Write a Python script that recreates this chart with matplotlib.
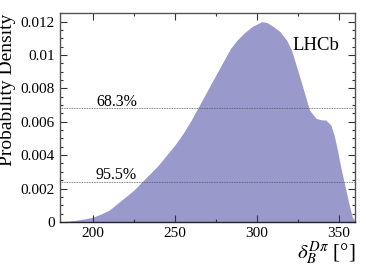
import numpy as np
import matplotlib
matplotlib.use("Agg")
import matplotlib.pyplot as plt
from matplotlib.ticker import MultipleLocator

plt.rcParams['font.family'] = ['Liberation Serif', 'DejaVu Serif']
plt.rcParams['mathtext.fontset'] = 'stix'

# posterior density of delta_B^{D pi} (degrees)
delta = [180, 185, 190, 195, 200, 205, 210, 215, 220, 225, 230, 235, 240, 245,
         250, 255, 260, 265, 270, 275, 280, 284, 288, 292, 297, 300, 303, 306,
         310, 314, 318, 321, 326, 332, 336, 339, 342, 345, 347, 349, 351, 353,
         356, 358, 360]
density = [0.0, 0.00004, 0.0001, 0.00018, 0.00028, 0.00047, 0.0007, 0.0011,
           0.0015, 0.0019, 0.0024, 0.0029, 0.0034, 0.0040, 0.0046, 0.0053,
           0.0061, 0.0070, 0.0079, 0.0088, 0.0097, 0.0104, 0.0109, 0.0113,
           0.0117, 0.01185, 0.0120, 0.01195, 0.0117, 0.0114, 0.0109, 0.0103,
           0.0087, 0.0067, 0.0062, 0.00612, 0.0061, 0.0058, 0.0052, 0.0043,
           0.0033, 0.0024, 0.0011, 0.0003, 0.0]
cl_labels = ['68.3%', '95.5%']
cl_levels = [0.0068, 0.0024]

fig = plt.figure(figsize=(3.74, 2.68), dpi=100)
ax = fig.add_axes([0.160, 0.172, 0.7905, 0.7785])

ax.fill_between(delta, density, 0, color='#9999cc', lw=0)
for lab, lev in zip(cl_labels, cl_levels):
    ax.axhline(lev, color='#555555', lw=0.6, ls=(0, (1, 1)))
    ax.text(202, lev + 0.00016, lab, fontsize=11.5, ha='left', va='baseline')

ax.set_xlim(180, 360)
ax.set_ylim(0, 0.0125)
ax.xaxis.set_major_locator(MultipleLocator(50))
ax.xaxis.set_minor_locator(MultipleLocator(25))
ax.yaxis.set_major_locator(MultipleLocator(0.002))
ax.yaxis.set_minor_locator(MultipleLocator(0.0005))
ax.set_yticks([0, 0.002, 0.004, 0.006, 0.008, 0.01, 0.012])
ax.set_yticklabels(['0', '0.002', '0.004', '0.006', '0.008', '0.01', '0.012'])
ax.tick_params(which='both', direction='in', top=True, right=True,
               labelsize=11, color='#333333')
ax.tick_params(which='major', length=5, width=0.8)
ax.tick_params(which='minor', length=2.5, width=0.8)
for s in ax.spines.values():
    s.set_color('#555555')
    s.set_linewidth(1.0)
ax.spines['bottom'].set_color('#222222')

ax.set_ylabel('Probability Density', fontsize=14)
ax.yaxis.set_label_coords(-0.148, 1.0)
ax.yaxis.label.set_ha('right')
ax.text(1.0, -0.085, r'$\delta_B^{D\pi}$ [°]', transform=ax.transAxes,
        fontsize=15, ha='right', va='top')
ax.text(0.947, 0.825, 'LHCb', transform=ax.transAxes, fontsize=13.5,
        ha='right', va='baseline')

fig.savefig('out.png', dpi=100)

● **Problem statement**
Reply with nothing but the number of lines in the data above that contain "matplotlib".

● **Completed task**
5